WHAT THIS TASK INVOLVES → Write out exactly, please, every line from the beginning of the entries to the line holding "import * as", and no pictures.
== DATA FOR THE TASK ==
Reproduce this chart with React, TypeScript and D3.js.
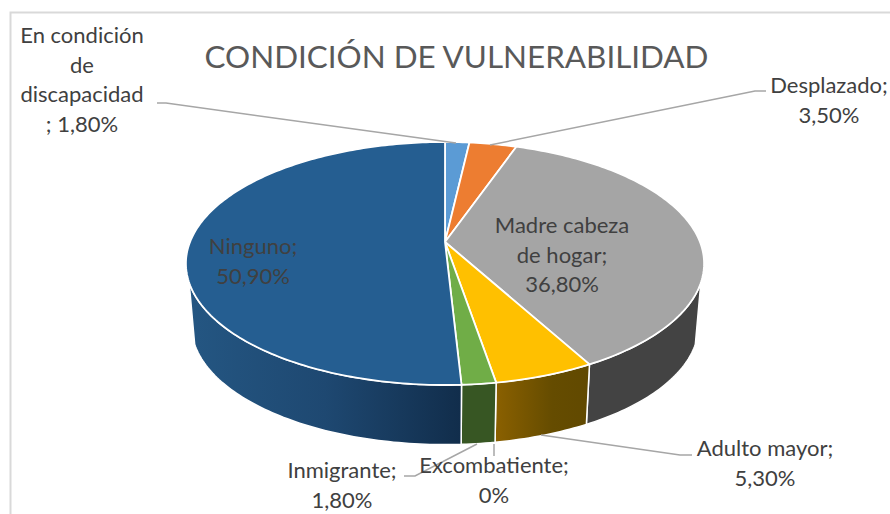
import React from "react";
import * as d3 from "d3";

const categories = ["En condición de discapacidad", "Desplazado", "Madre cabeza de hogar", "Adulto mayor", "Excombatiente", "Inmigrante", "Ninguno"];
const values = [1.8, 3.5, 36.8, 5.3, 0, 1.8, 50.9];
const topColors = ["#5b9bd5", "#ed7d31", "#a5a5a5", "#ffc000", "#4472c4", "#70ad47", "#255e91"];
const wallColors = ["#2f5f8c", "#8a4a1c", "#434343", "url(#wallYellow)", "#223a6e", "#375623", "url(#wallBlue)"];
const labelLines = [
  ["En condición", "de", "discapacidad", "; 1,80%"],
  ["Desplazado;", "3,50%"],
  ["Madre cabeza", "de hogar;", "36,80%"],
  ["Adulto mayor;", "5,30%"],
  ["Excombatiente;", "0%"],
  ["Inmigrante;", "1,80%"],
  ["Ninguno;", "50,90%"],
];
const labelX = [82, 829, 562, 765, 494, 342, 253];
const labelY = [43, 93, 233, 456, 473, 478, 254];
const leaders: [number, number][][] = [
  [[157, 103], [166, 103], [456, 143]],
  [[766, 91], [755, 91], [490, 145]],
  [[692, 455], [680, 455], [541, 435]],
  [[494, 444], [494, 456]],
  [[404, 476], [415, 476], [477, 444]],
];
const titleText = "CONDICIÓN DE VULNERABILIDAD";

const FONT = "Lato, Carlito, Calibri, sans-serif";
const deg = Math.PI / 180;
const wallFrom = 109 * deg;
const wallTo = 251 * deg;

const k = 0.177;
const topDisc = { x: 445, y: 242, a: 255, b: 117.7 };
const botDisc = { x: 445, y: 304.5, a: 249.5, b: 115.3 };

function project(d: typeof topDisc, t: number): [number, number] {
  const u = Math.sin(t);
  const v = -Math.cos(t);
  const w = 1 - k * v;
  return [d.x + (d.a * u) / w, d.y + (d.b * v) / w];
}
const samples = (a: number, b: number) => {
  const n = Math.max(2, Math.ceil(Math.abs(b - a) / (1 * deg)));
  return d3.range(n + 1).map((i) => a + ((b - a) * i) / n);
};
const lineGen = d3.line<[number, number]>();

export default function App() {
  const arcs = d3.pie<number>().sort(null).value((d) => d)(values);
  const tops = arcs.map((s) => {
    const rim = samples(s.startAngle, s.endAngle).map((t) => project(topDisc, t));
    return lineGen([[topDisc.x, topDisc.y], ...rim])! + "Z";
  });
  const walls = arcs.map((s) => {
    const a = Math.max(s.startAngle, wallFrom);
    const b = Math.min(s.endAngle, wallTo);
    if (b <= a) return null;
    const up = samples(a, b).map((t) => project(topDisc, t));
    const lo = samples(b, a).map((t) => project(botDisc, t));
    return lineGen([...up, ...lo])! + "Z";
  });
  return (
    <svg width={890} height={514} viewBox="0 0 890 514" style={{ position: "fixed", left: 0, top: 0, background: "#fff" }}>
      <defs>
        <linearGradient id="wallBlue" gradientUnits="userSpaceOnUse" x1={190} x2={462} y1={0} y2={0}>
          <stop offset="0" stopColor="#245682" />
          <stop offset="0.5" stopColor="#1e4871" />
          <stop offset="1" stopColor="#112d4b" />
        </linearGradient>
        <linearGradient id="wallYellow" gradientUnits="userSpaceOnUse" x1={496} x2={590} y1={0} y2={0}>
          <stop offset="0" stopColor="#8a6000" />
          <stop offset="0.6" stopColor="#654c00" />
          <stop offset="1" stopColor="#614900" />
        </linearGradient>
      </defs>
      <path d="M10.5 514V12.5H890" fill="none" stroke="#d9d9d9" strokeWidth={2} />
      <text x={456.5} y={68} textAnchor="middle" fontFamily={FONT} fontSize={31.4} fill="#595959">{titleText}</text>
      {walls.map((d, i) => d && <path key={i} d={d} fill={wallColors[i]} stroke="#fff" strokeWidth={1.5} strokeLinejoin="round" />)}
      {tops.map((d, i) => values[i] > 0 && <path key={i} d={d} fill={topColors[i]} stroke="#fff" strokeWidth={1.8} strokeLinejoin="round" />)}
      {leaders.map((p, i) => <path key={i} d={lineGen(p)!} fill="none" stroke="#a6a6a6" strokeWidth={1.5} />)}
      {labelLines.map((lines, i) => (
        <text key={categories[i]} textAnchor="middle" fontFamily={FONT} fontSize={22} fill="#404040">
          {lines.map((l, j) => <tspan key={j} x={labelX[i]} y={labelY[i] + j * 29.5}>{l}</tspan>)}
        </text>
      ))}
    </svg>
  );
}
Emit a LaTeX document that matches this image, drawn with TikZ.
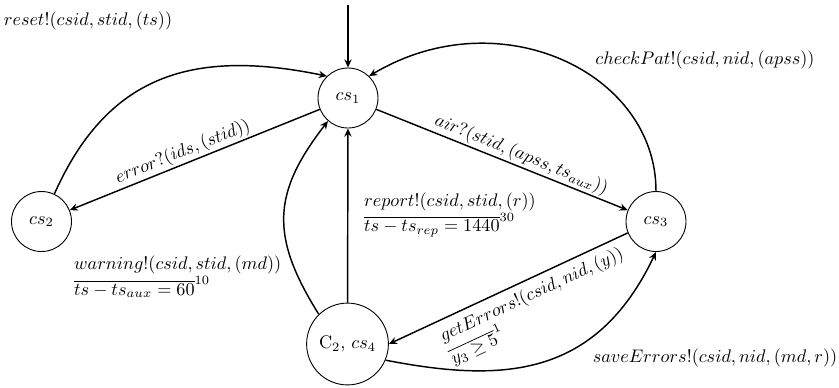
===
ANSWER FOR THIS EXERCISE →
Reproduce this chart with React, TypeScript and D3.js.
import React from "react";
import * as d3 from "d3";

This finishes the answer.